„Ist durch Krieg etwas besser geworden?“
Norbert Arnold vom Sozialwerk der Communio in Christo war Festredner am Volkstrauertag in Mechernich: Appell für ein „gutes Land“, das aus der völligen Zerstörung heraus die Demokratie erlernte – und nun auch verteidigen muss
Mechernich – „Werden wir nicht müde, an unserer freiheitlichen demokratischen Grundordnung festzuhalten und aufrecht zu den Menschenrechten zu stehen“, appellierte Norbert Arnold, der Geschäftsführer des Sozialwerks der Communio in Christo, beim, Volkstrauertags-Gedenken am Ehrenmal an der Alten Kirche in Mechernich.
Dort hatten sich einmal mehr hundert Menschen, vor allem Fahnenabordnungen der örtlichen Vereine, des Roten Kreuzes, der Freiwilligen Feuerwehr und eine Ehrenformation der Bundeswehr zum Gedenken an die Gefallenen, Bomben- und Zivilopfer und die Opfer der Gewaltherrschaft eingefunden.
Norbert Arnold lenkte den Blick auf zeitgenössische Kriege und Konflikte, würdigte den Einsatz der Bundeswehrsoldaten in Afghanistan und beklagte gleichzeitig die menschlichen Tragödien und das Leid, das durch den überhasteten Truppenabzug der USA am Hindukusch ausgelöst wurde.
„Menschen als politische Waffe“
So aussichtslos und verfahren wie die Situation dort, in Syrien oder auch im zynischen Flüchtlingspoker von Lukaschenko in Belarus sei („Er setzt das Elend von Menschen als politische Waffe gegen Europa und somit auch gegen die Demokratie ein“), so lohne sich doch auch ein Blick in die eigene Geschichte, um Hoffnung zu begründen, so Arnold.

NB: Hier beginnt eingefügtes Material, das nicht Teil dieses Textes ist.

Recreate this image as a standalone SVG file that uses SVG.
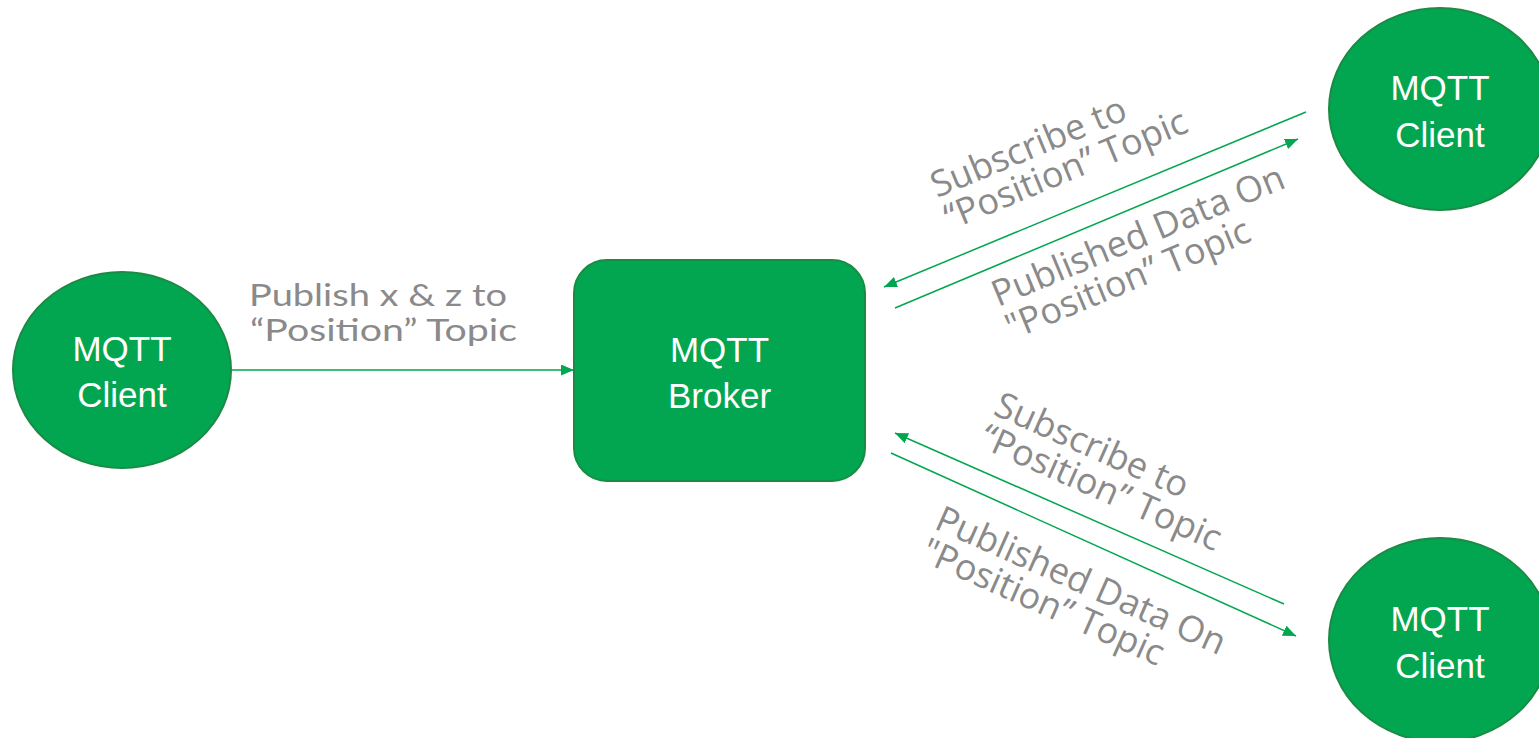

„Die Erfolgsgeschichte unseres Landes ist unfassbar, wenn man sich die Situation Deutschlands am 8. Mai 1945 vor Augen führt. Das Land war besiegt, zerbombt, moralisch vor aller Welt diskreditiert“, sagte der Geschäftsführer des Sozialwerks der Communio in Christo: „Das immerhin gibt Hoffnung auch jenen Ländern, deren Lage heute aussichtslos zu sein scheint.“
Zukunft nehme selten den erwarteten Verlauf und kenne im Schlechten, aber manchmal auch im Guten Wendungen, die unvorstellbar waren. Bei allem, was an der Bundesrepublik zu kritisieren sei, scheine ihm die jüngere Geschichte Deutschlands ein solches Wunder zu sein und er „möchte auch an unsere Kinder und jeden Mitbürger appellieren, sich dieses Glücks bewusst zu sein. Wir leben in einem guten Land…“
Pfarrer Erik Pühringer segnete die Gedenktafeln des Ehrenmals mit 523 Namen von Kriegstoten aus dem Kernort Mechernich, Bundeswehr-Kommandeur Dirk Hagenbach und Standortfeldwebel Stabsfeldwebel Rainer Paulsen legten einen Kranz für die Streitkräfte der Bundesrepublik und Bürgermeister Dr. Hans-Peter Schick und sein früherer Stellvertreter Wolfgang Weilerswist als Vertreter des Vereinskartells einen Kranz für die Zivilgemeinde Mechernich und ihre Bürger nieder.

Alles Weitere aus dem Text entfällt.